--- TASK TO COMPLETE ---
Extract only the lines running from the top of the entries to the line that holds "plt.rcParams['font.family'] = ['Liberation". Include that line and omit the pictures.

Rows from a dataset of charts and code:
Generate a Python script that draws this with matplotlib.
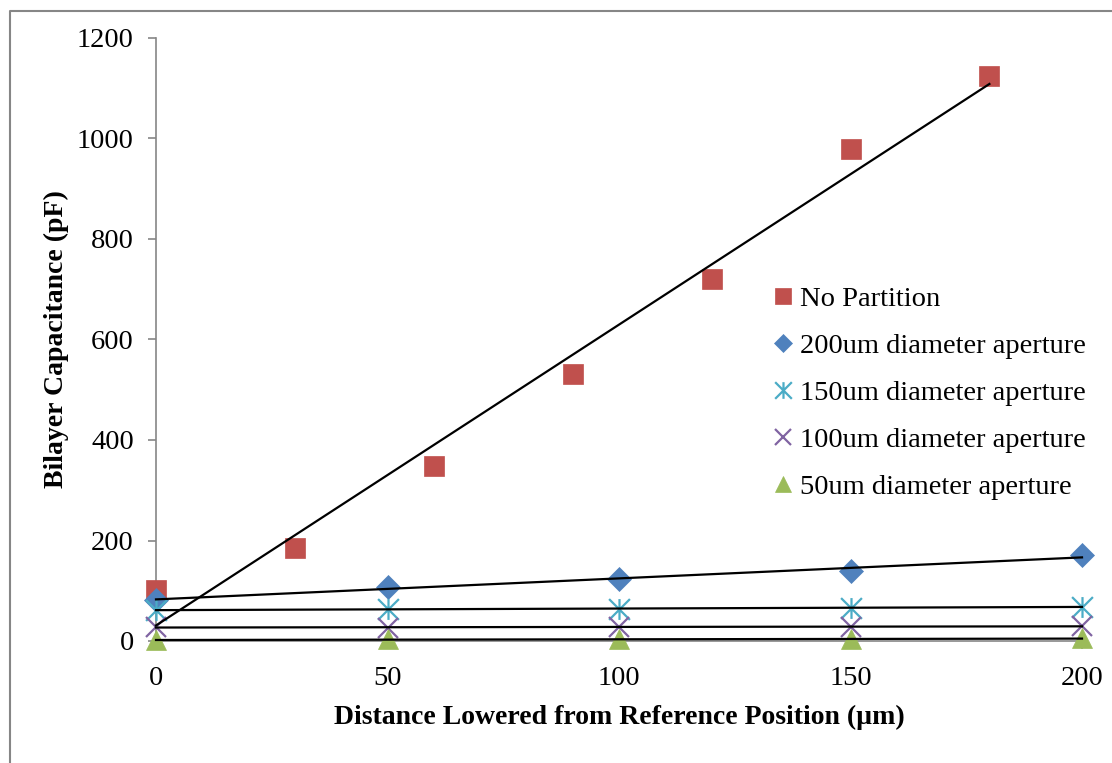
import numpy as np
import matplotlib
matplotlib.use("Agg")
import matplotlib.pyplot as plt
from matplotlib.path import Path
from matplotlib.lines import Line2D

plt.rcParams['font.family'] = ['Liberation Serif', 'DejaVu Serif']

# 数据
x_nopart = [0, 30, 60, 90, 120, 150, 180]
y_nopart = [101, 185, 348, 531, 720, 979, 1124]
x_ap = [0, 50, 100, 150, 200]
y_200 = [82, 108, 123, 139, 171]
y_150 = [61, 64, 64, 66, 68]
y_100 = [28, 26, 28, 28, 30]
y_50 = [2, 3, 3, 4, 5]
labels = ['No Partition', '200um diameter aperture', '150um diameter aperture',
          '100um diameter aperture', '50um diameter aperture']
colors = ['#C0504D', '#4F81BD', '#4BACC6', '#8064A2', '#9BBB59']

# Excel 星形标记: X 加一条竖线
star = Path([(0, -1), (0, 1), (-1, -1), (1, 1), (-1, 1), (1, -1)],
            [Path.MOVETO, Path.LINETO, Path.MOVETO, Path.LINETO, Path.MOVETO, Path.LINETO])

series = [
    (x_nopart, y_nopart, 's', 14),
    (x_ap, y_200, 'D', 12),
    (x_ap, y_150, star, 15),
    (x_ap, y_100, 'x', 14),
    (x_ap, y_50, '^', 14),
]

fig = plt.figure(figsize=(11.12, 7.63), dpi=100)
ax = fig.add_axes([156/1112, 1-641/763, (1082-156)/1112, (641-38)/763])

handles = []
for (xs, ys, m, ms), lab, c in zip(series, labels, colors):
    thin = (m is star) or (m == 'x')
    h, = ax.plot(xs, ys, linestyle='none', marker=m, markersize=ms, color=c,
                 markeredgewidth=1.6 if thin else 0.5,
                 markeredgecolor=c, label=lab, clip_on=False, zorder=3)
    handles.append(h)
    # 线性趋势线
    k, b = np.polyfit(xs, ys, 1)
    xx = np.array([xs[0], xs[-1]])
    ax.plot(xx, k*xx + b, color='black', lw=1.6, zorder=4, clip_on=False)

ax.set_xlim(0, 200)
ax.set_ylim(0, 1200)
ax.set_xticks([0, 50, 100, 150, 200])
ax.set_yticks(range(0, 1201, 200))
for s in ['top', 'right']:
    ax.spines[s].set_visible(False)
for s in ['left', 'bottom']:
    ax.spines[s].set_color('#868686')
    ax.spines[s].set_linewidth(1.2)
ax.tick_params(direction='out', length=6, width=1.2, color='#868686',
               labelsize=20.5, pad=10)
ax.tick_params(axis='x', pad=12)

ax.set_xlabel('Distance Lowered from Reference Position (µm)', fontsize=20,
              fontweight='bold', labelpad=10)
ax.set_ylabel('Bilayer Capacitance (pF)', fontsize=20, fontweight='bold', labelpad=6)

ax.legend(handles=handles, loc='upper left', bbox_to_anchor=(0.656, 0.608),
          frameon=False, fontsize=20.5, markerscale=0.8, handlelength=0.6,
          handletextpad=0.3, labelspacing=0.74, borderaxespad=0)

# 图表外框
fig.add_artist(Line2D([10/1112, 10/1112, 1.1], [-0.1, 1-11/763, 1-11/763],
                      color='#868686', lw=1.5, transform=fig.transFigure))

plt.savefig('out.png', dpi=100)
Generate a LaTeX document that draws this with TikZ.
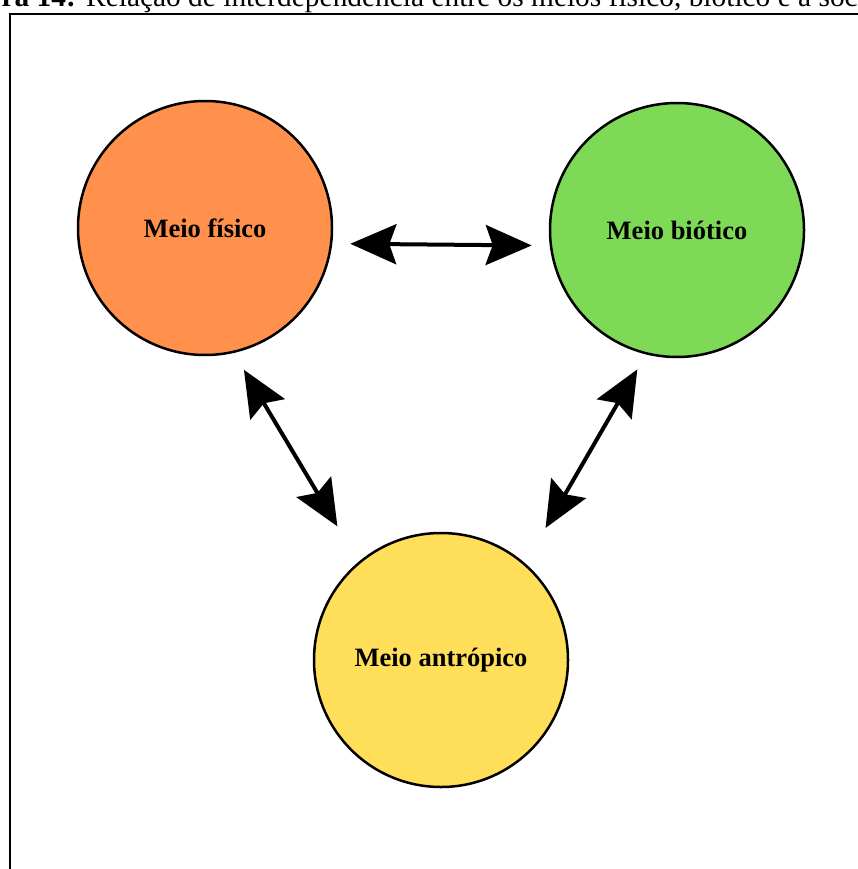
\documentclass[tikz,border=0pt]{standalone}
\usepackage{fontspec}
\setmainfont{Liberation Serif}
\usetikzlibrary{arrows.meta}

\definecolor{laranja}{HTML}{FF914D}
\definecolor{verde}{HTML}{7ED957}
\definecolor{amarelo}{HTML}{FFDE59}

\tikzset{
	meio/.style={draw, circle, line width=2.5pt, minimum size=254pt, inner sep=0pt,
		font=\bfseries\fontsize{26.5}{30}\selectfont},
	dupla/.style={line width=4pt,
		{Stealth[length=46pt,width=40pt,inset=7pt]}-{Stealth[length=46pt,width=40pt,inset=7pt]}}
}

\begin{document}
\begin{tikzpicture}[x=1pt,y=-1pt]
			\useasboundingbox (0,0) rectangle (858,869);
			\clip (0,0) rectangle (858,869);

			% legenda cortada e moldura
			\node	(figura) at (76,7) [anchor=base east, inner sep=0pt, font=\bfseries\fontsize{29.4}{32}\selectfont] {ra 14:};
			\node	(legenda) at (86,7) [anchor=base west, inner sep=0pt, font=\fontsize{29.4}{32}\selectfont] {Relação de interdependência entre os meios físico, biótico e a soc};
			\draw[line width=1.5pt] (10,869) -- (10,14) -- (858,14);

			\node	(fisico) at (205,228) [meio, fill=laranja] {Meio físico};
			\node	(biotico) at (677,230) [meio, fill=verde] {Meio biótico};
			\node	(antropico) at (441,660) [meio, fill=amarelo] {Meio antrópico};

			\draw
			(fisico.-7.6) edge[dupla, shorten <=18pt, shorten >=18pt] (biotico.-173.3)
			(fisico.-77.9) edge[dupla, shorten <=19.6pt, shorten >=41.2pt] (antropico.130.2)
			(biotico.-104.2) edge[dupla, shorten <=17.3pt, shorten >=40.7pt] (antropico.49.9)
			;
		\end{tikzpicture}
\end{document}
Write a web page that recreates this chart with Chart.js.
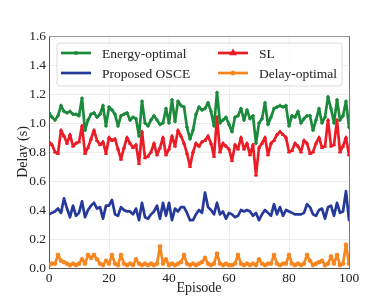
<!DOCTYPE html>
<html>
<head>
<meta charset="utf-8">
<script src="https://cdn.jsdelivr.net/npm/chart.js@4.4.0/dist/chart.umd.min.js"></script>
<style>
  html, body { margin: 0; padding: 0; background: #fff; }
</style>
</head>
<body>
<canvas id="myChart" width="389" height="302"></canvas>
<script>
// episodes 0..100
const episodes = Array.from({ length: 101 }, (_, i) => i);

const energyOptimal = [
  1.07, 1.04, 1.02, 1.05, 1.12, 1.08, 1.07, 1.08, 1.06, 1.06,
  1.05, 1.17, 0.95, 1.02, 1.06, 1.07, 1.04, 1.06, 1.12, 0.98,
  1.11, 1.09, 1.06, 0.98, 1.05, 1.06, 1.07, 1.02, 1.04, 1.03,
  0.91, 1.15, 1.00, 0.98, 1.02, 1.05, 1.02, 0.99, 1.00, 1.10,
  1.00, 1.16, 1.01, 1.15, 1.12, 1.11, 0.97, 0.89, 0.95, 1.06,
  1.11, 1.09, 1.10, 1.14, 1.08, 0.98, 1.21, 1.00, 1.02, 1.04,
  0.99, 0.94, 1.04, 1.05, 1.10, 1.02, 1.09, 1.03, 1.05, 0.86,
  1.00, 1.03, 1.14, 0.99, 1.04, 1.10, 1.11, 1.12, 1.11, 1.12,
  0.98, 1.05, 1.04, 1.08, 1.00, 1.03, 1.05, 1.05, 0.95, 1.02,
  1.10, 1.00, 1.04, 1.18, 1.10, 1.00, 1.16, 1.02, 1.05, 1.15,
  0.97
];

const sl = [
  0.87, 0.85, 0.80, 0.79, 0.95, 0.91, 0.86, 0.92, 0.84, 0.86,
  0.87, 0.98, 0.79, 0.83, 0.89, 0.95, 0.88, 0.85, 0.87, 0.79,
  0.90, 0.88, 0.89, 0.82, 0.75, 0.83, 0.90, 0.86, 0.83, 0.85,
  0.72, 0.94, 0.76, 0.77, 0.80, 0.86, 0.78, 0.83, 0.90, 0.78,
  0.82, 0.91, 0.84, 0.95, 0.91, 0.86, 0.79, 0.70, 0.80, 0.86,
  0.84, 0.87, 0.88, 0.91, 0.86, 0.77, 1.04, 0.80, 0.86, 0.84,
  0.82, 0.74, 0.85, 0.82, 0.90, 0.82, 0.86, 0.78, 0.85, 0.64,
  0.83, 0.86, 0.90, 0.78, 0.86, 0.88, 0.92, 0.94, 0.92, 0.90,
  0.80, 0.81, 0.86, 0.84, 0.80, 0.88, 0.86, 0.79, 0.80, 0.86,
  0.90, 0.83, 0.84, 1.02, 0.84, 0.85, 1.02, 0.80, 0.84, 0.90,
  0.78
];

const proposedOSCE = [
  0.37, 0.38, 0.39, 0.41, 0.38, 0.48, 0.41, 0.35, 0.43, 0.36,
  0.38, 0.46, 0.35, 0.40, 0.43, 0.45, 0.41, 0.42, 0.34, 0.43,
  0.43, 0.47, 0.37, 0.36, 0.42, 0.40, 0.39, 0.39, 0.37, 0.41,
  0.33, 0.45, 0.35, 0.34, 0.37, 0.39, 0.43, 0.34, 0.45, 0.36,
  0.45, 0.33, 0.41, 0.39, 0.42, 0.42, 0.38, 0.33, 0.33, 0.37,
  0.40, 0.38, 0.52, 0.42, 0.40, 0.37, 0.45, 0.37, 0.39, 0.34,
  0.38, 0.37, 0.35, 0.36, 0.40, 0.39, 0.40, 0.39, 0.36, 0.38,
  0.33, 0.37, 0.40, 0.38, 0.36, 0.44, 0.37, 0.42, 0.36, 0.40,
  0.39, 0.38, 0.37, 0.37, 0.37, 0.38, 0.44, 0.42, 0.37, 0.36,
  0.40, 0.41, 0.34, 0.42, 0.43, 0.36, 0.45, 0.38, 0.39, 0.53,
  0.33
];

const delayOptimal = [
  0.02, 0.03, 0.03, 0.09, 0.05, 0.04, 0.03, 0.02, 0.03, 0.02,
  0.03, 0.06, 0.03, 0.09, 0.07, 0.09, 0.06, 0.03, 0.02, 0.05,
  0.03, 0.09, 0.03, 0.02, 0.09, 0.03, 0.02, 0.03, 0.02, 0.06,
  0.03, 0.02, 0.03, 0.02, 0.03, 0.02, 0.03, 0.15, 0.03, 0.06,
  0.02, 0.03, 0.02, 0.03, 0.04, 0.09, 0.03, 0.02, 0.03, 0.02,
  0.03, 0.04, 0.07, 0.03, 0.02, 0.03, 0.10, 0.03, 0.02, 0.03,
  0.02, 0.02, 0.03, 0.09, 0.03, 0.02, 0.03, 0.02, 0.03, 0.02,
  0.06, 0.03, 0.02, 0.03, 0.03, 0.09, 0.03, 0.02, 0.03, 0.03,
  0.09, 0.03, 0.02, 0.03, 0.02, 0.03, 0.09, 0.05, 0.02, 0.03,
  0.04, 0.05, 0.02, 0.03, 0.08, 0.03, 0.09, 0.02, 0.03, 0.16,
  0.03
];

const serif = "'Liberation Serif', 'Times New Roman', serif";
Chart.defaults.font.family = serif;
Chart.defaults.color = "#222";

function series(label, data, color, style, radius, bw) {
  return {
    label: label,
    data: data,
    borderColor: color,
    backgroundColor: color,
    borderWidth: 2.7,
    borderJoinStyle: "round",
    borderCapStyle: "round",
    pointStyle: style,
    pointRadius: radius,
    pointBorderWidth: bw,
    pointHoverRadius: radius,
    tension: 0,
  };
}

// matplotlib style legend: 2 columns, line + marker samples
const legendBox = {
  id: "legendBox",
  afterDraw(chart) {
    const { ctx, chartArea: a } = chart;
    const x0 = a.left + 8, y0 = a.top + 7, w = 285, h = 43;
    ctx.save();
    ctx.beginPath();
    ctx.roundRect(x0, y0, w, h, 3);
    ctx.fillStyle = "rgba(255,255,255,0.85)";
    ctx.fill();
    ctx.strokeStyle = "#dcdcdc";
    ctx.lineWidth = 1;
    ctx.stroke();
    chart.data.datasets.forEach((ds, i) => {
      const col = i % 2, row = Math.floor(i / 2);
      const lx = x0 + 4 + col * 157;
      const ly = y0 + 10 + row * 20;
      ctx.strokeStyle = ds.borderColor;
      ctx.fillStyle = ds.backgroundColor;
      ctx.lineWidth = 2.7;
      ctx.beginPath();
      ctx.moveTo(lx, ly);
      ctx.lineTo(lx + 30, ly);
      ctx.stroke();
      if (ds.pointRadius > 0) {
        Chart.helpers.drawPoint(ctx, {
          pointStyle: ds.pointStyle,
          radius: ds.pointRadius,
          borderWidth: ds.pointBorderWidth,
          rotation: 0,
        }, lx + 15, ly);
      }
      ctx.fillStyle = "#222";
      ctx.font = "13.5px " + serif;
      ctx.textBaseline = "middle";
      ctx.textAlign = "left";
      ctx.fillText(ds.label, lx + 41, ly + 1);
    });
    ctx.restore();
  },
};

// top and right spines
const frame = {
  id: "frame",
  beforeDatasetsDraw(chart) {
    const { ctx, chartArea: a } = chart;
    ctx.save();
    ctx.lineWidth = 1;
    ctx.strokeStyle = "#9a9a9a";
    ctx.beginPath();
    ctx.moveTo(a.left, a.top + 0.5);
    ctx.lineTo(a.right, a.top + 0.5);
    ctx.stroke();
    ctx.strokeStyle = "#777";
    ctx.beginPath();
    ctx.moveTo(a.right + 0.5, a.top);
    ctx.lineTo(a.right + 0.5, a.bottom);
    ctx.stroke();
    ctx.restore();
  },
};

const ctx = document.getElementById("myChart").getContext("2d");
const myChart = new Chart(ctx, {
  type: "line",
  data: {
    labels: episodes,
    datasets: [
      series("Energy-optimal", energyOptimal, "#1b8a3b", "cross", 1.8, 1.5),
      series("SL", sl, "#ec1c26", "triangle", 1.8, 1),
      series("Proposed OSCE", proposedOSCE, "#24399a", "circle", 0, 0),
      series("Delay-optimal", delayOptimal, "#f8861e", "star", 2.3, 1.3),
    ],
  },
  options: {
    responsive: false,
    animation: false,
    layout: { padding: { left: 0, right: 40, top: 36, bottom: 0 } },
    plugins: {
      legend: { display: false },
      tooltip: { enabled: false },
    },
    scales: {
      x: {
        type: "linear",
        min: 0,
        max: 100,
        afterFit: (s) => { s.height = 34; },
        ticks: { stepSize: 20, padding: 2, maxRotation: 0, font: { size: 13.5 }, color: "#222" },
        grid: { color: "#ececec", drawTicks: false },
        border: { color: "#555", width: 1 },
        title: { display: true, text: "Episode", font: { size: 14 }, color: "#222", padding: { top: 0, bottom: 5 } },
      },
      y: {
        min: 0,
        max: 1.6,
        afterFit: (s) => { s.width = 49; },
        ticks: {
          stepSize: 0.2,
          padding: 3,
          font: { size: 13.5 },
          color: "#222",
          callback: (v) => v.toFixed(1),
        },
        grid: { color: "#ececec", drawTicks: false },
        border: { color: "#555", width: 1 },
        title: { display: true, text: "Delay (s)", font: { size: 14 }, color: "#222", padding: { top: 15, bottom: 0 } },
      },
    },
  },
  plugins: [frame, legendBox],
});
</script>
</body>
</html>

--- OUTPUT FOR THIS EXERCISE ---
Generate a Python script that draws this with matplotlib.
import numpy as np
import matplotlib
matplotlib.use("Agg")
import matplotlib.pyplot as plt
from matplotlib.path import Path
from matplotlib.lines import Line2D

plt.rcParams['font.family'] = ['Liberation Serif', 'DejaVu Serif']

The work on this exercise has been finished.